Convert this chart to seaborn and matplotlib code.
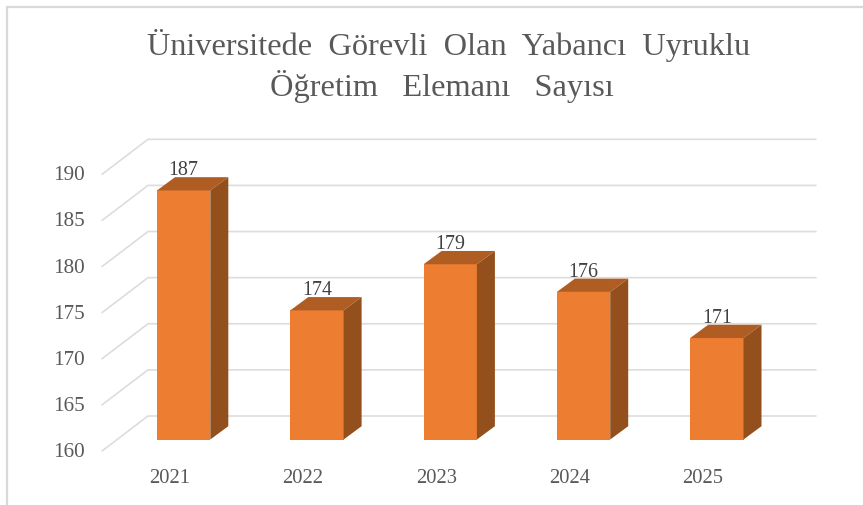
import matplotlib
matplotlib.use("Agg")
import matplotlib.pyplot as plt
from matplotlib.lines import Line2D
from matplotlib.transforms import Affine2D
import seaborn as sns
import pandas as pd

years = ["2021", "2022", "2023", "2024", "2025"]
values = [187, 174, 179, 176, 171]
y_ticks = [160, 165, 170, 175, 180, 185, 190]
title_lines = ["Üniversitede  Görevli  Olan  Yabancı  Uyruklu", "Öğretim\u2002 Elemanı\u2002 Sayısı"]

W, H = 863, 505
FRONT = "#ED7D31"
TOP = "#B05D23"
SIDE = "#94501C"
GRID = "#DDDDDD"
BORDER = "#D9D9D9"
TICK = "#595959"
LABEL = "#404040"

sns.set_theme(style="white")
plt.rcParams["font.family"] = ["Liberation Serif", "DejaVu Serif"]

fig = plt.figure(figsize=(W / 100, H / 100), dpi=100, facecolor="white")
left, right, bottom, top = 117, 783.5, 439.5, 162.8
ax = fig.add_axes([left / W, 1 - bottom / H, (right - left) / W, (bottom - top) / H])

df = pd.DataFrame({"year": years, "value": values})
sns.barplot(data=df, x="year", y="value", color=FRONT, saturation=1, width=0.4, ax=ax,
            zorder=3, linewidth=0, edgecolor="none")
ax.set_xlim(-0.5, 4.5)
ax.set_ylim(y_ticks[0], y_ticks[-1])
ax.set_xlabel("")
ax.set_ylabel("")
sns.despine(ax=ax, left=True, bottom=True)

# pixel sizes -> data units
px_x = (right - left) / (ax.get_xlim()[1] - ax.get_xlim()[0])
px_y = (bottom - top) / (ax.get_ylim()[1] - ax.get_ylim()[0])

# walls (gridlines)
back_dx, back_dy = 31 / px_x, 23.5 / px_y
front_dx, front_dy = -15 / px_x, -11.5 / px_y
x_end = ax.get_xlim()[1] + 32.5 / px_x
for v in y_ticks:
    ax.plot([ax.get_xlim()[0] + front_dx, ax.get_xlim()[0] + back_dx, x_end],
            [v + front_dy, v + back_dy, v + back_dy],
            color=GRID, lw=1.2, clip_on=False, zorder=1, solid_joinstyle="miter")

# 3D faces of each bar, from the bar patches
dx, dy = 18 / px_x, 13.3 / px_y
for patch in ax.patches:
    x0 = patch.get_x()
    x1 = x0 + patch.get_width()
    y1 = patch.get_height()
    y0 = y_ticks[0]
    ax.fill([x0, x1, x1 + dx, x0 + dx], [y1, y1, y1 + dy, y1 + dy],
            color=TOP, lw=0, clip_on=False, zorder=3)
    ax.fill([x1, x1 + dx, x1 + dx, x1], [y0, y0 + dy, y1 + dy, y1],
            color=SIDE, lw=0, clip_on=False, zorder=3)

ax.bar_label(ax.containers[0], labels=[str(v) for v in values], padding=7.5,
             fontsize=14.4, color=LABEL, zorder=5)
for t in ax.texts:
    t.set_zorder(5)
    t.set_clip_on(False)

ax.set_yticks(y_ticks)
ax.set_yticklabels([str(v) for v in y_ticks])
ax.tick_params(axis="y", length=0, pad=23, labelsize=15.2, labelcolor=TICK)
ax.tick_params(axis="x", length=0, pad=21, labelsize=14.8, labelcolor=TICK)
for lab in ax.get_yticklabels():
    lab.set_transform(lab.get_transform() + Affine2D().translate(0, -10.5))
for lab in ax.get_xticklabels():
    lab.set_transform(lab.get_transform() + Affine2D().translate(-14, 0))

# chart frame
fig.add_artist(Line2D([7 / W, 7 / W], [0, 1 - 7 / H], color=BORDER, lw=1.6))
fig.add_artist(Line2D([7 / W, 1], [1 - 7 / H, 1 - 7 / H], color=BORDER, lw=1.6))

# title
fig.text(449 / W, 1 - 46 / H, title_lines[0], ha="center", va="center", fontsize=23.3, color=TICK)
fig.text(441.5 / W, 1 - 87 / H, title_lines[1], ha="center", va="center", fontsize=23.3, color=TICK)

fig.savefig("out.png", dpi=100, facecolor="white")
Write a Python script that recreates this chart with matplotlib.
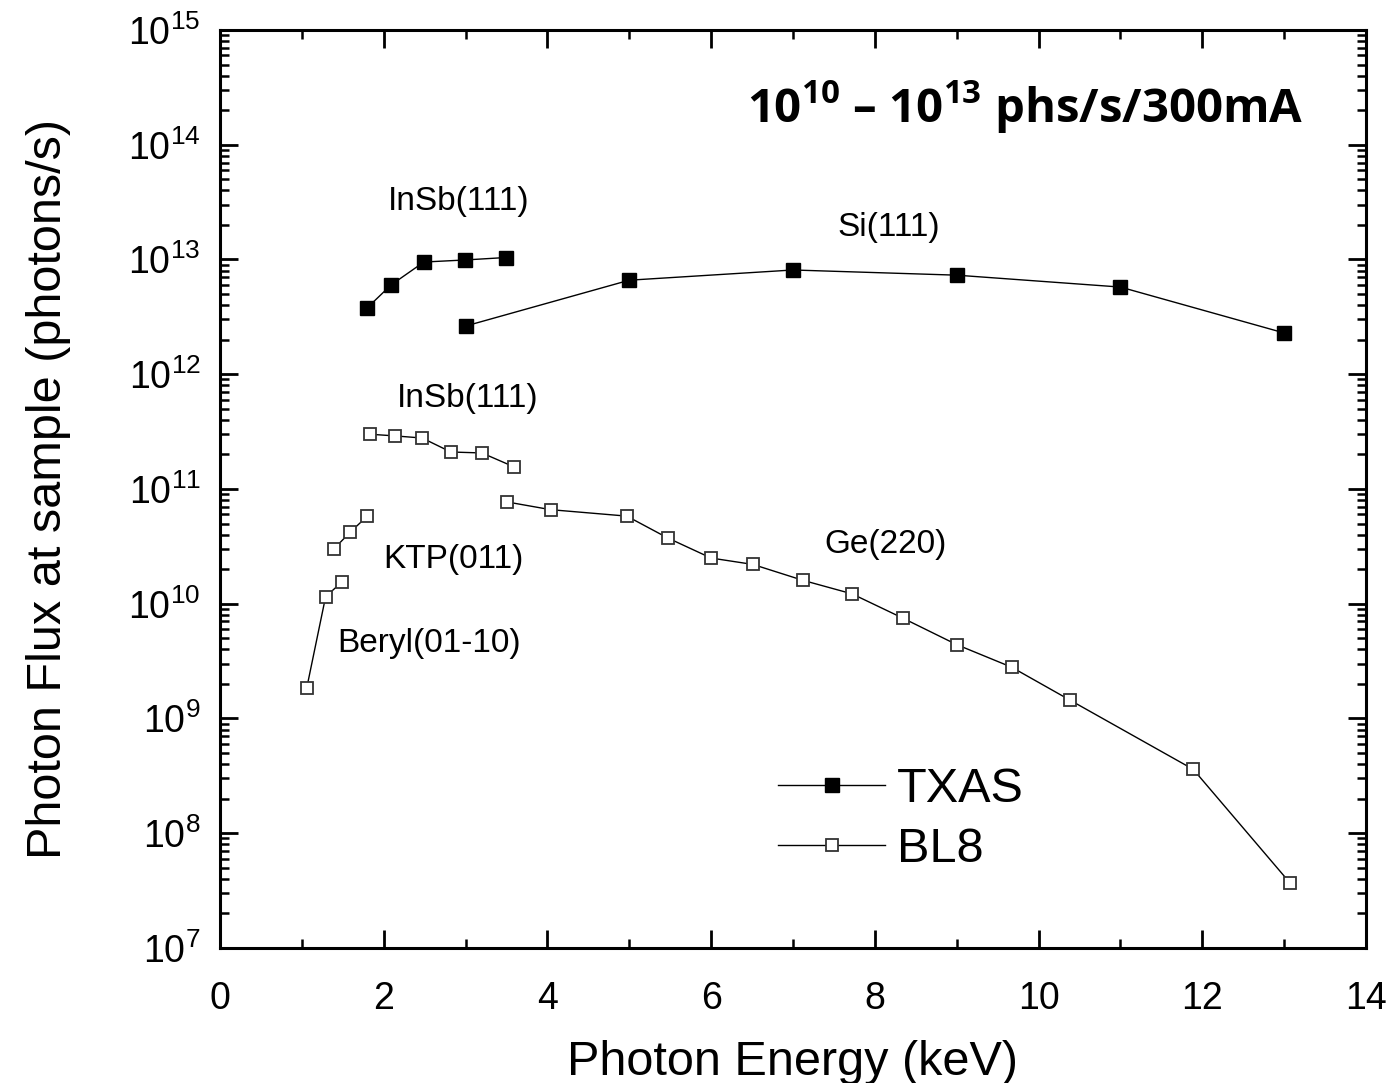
import matplotlib
matplotlib.use("Agg")
from matplotlib import pyplot as plt
from matplotlib.ticker import LogLocator, MultipleLocator, NullFormatter

plt.rcParams['font.family'] = ['Liberation Sans', 'DejaVu Sans']
plt.rcParams['mathtext.fontset'] = 'custom'
plt.rcParams['mathtext.rm'] = 'Liberation Sans'
plt.rcParams['mathtext.bf'] = 'Open Sans:bold'

# TXAS (filled squares)
txas_insb_e = [1.80, 2.09, 2.49, 2.99, 3.49]
txas_insb_f = [3.8e12, 6.0e12, 9.5e12, 9.9e12, 1.04e13]
txas_si_e = [3.0, 5.0, 7.0, 9.0, 11.0, 13.0]
txas_si_f = [2.63e12, 6.6e12, 8.1e12, 7.3e12, 5.75e12, 2.29e12]

# BL8 (open squares)
bl8_insb_e = [1.83, 2.14, 2.47, 2.82, 3.20, 3.59]
bl8_insb_f = [3.0e11, 2.9e11, 2.78e11, 2.1e11, 2.06e11, 1.56e11]
bl8_ktp_e = [1.39, 1.59, 1.80]
bl8_ktp_f = [3.0e10, 4.2e10, 5.8e10]
bl8_beryl_e = [1.06, 1.29, 1.49]
bl8_beryl_f = [1.85e9, 1.15e10, 1.55e10]
bl8_ge_e = [3.51, 4.04, 4.97, 5.47, 6.00, 6.51, 7.12, 7.72, 8.34, 9.00, 9.67, 10.38, 11.89, 13.07]
bl8_ge_f = [7.7e10, 6.6e10, 5.8e10, 3.74e10, 2.5e10, 2.2e10, 1.6e10, 1.22e10,
            7.5e9, 4.4e9, 2.8e9, 1.45e9, 3.6e8, 3.7e7]

crystal_labels = ['InSb(111)', 'Si(111)', 'InSb(111)', 'KTP(011)', 'Beryl(01-10)', 'Ge(220)']
label_pos = [(2.92, 3.2e13), (8.17, 1.9e13), (3.03, 6.1e11), (2.85, 2.45e10), (2.56, 4.5e9), (8.13, 3.3e10)]

fig = plt.figure(figsize=(13.96, 10.83), dpi=100)
ax = fig.add_axes([0.1576, 0.1247, 0.8209, 0.8476])

filled = dict(color='black', lw=1.0, marker='s', ms=9.5, mfc='black', mec='black')
hollow = dict(color='black', lw=1.0, marker='s', ms=9, mfc='white', mec='#333333', mew=1.3)

ax.plot(txas_insb_e, txas_insb_f, label='TXAS', **filled)
ax.plot(txas_si_e, txas_si_f, **filled)
ax.plot(bl8_insb_e, bl8_insb_f, label='BL8', **hollow)
ax.plot(bl8_ktp_e, bl8_ktp_f, **hollow)
ax.plot(bl8_beryl_e, bl8_beryl_f, **hollow)
ax.plot(bl8_ge_e, bl8_ge_f, **hollow)

for txt, (x, y) in zip(crystal_labels, label_pos):
    ax.text(x, y, txt, fontsize=24, ha='center', va='center')

ax.text(0.945, 0.917, r'$\mathbf{10^{10}}$ – $\mathbf{10^{13}}$ phs/s/300mA',
        transform=ax.transAxes, fontsize=34, fontweight='bold', family='Open Sans',
        ha='right', va='center')

ax.set_yscale('log')
ax.set_xlim(0, 14)
ax.set_ylim(1e7, 1e15)
ax.xaxis.set_major_locator(MultipleLocator(2))
ax.xaxis.set_minor_locator(MultipleLocator(1))
ax.yaxis.set_major_locator(LogLocator(base=10, numticks=20))
ax.yaxis.set_minor_locator(LogLocator(base=10, subs=range(2, 10), numticks=20))
ax.yaxis.set_minor_formatter(NullFormatter())

ax.tick_params(which='both', direction='in', top=True, right=True, labelsize=27)
ax.tick_params(axis='x', pad=24)
ax.tick_params(axis='y', pad=14)
ax.tick_params(which='major', length=13, width=2)
ax.tick_params(which='minor', length=6.5, width=1.8)
for s in ax.spines.values():
    s.set_linewidth(2.2)

ax.set_xlabel('Photon Energy (keV)', fontsize=35, labelpad=16)
ax.set_ylabel('Photon Flux at sample (photons/s)', fontsize=35, labelpad=41)

ax.legend(loc='upper left', bbox_to_anchor=(0.47, 0.218), frameon=False, fontsize=35,
          numpoints=1, handlelength=2.2, handletextpad=0.25, labelspacing=0.3,
          borderaxespad=0)

fig.savefig('out.png', dpi=100)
_ _ _ _
Report only the count of lines that include the string "seaborn".

| EXERCISE OUTPUT |
2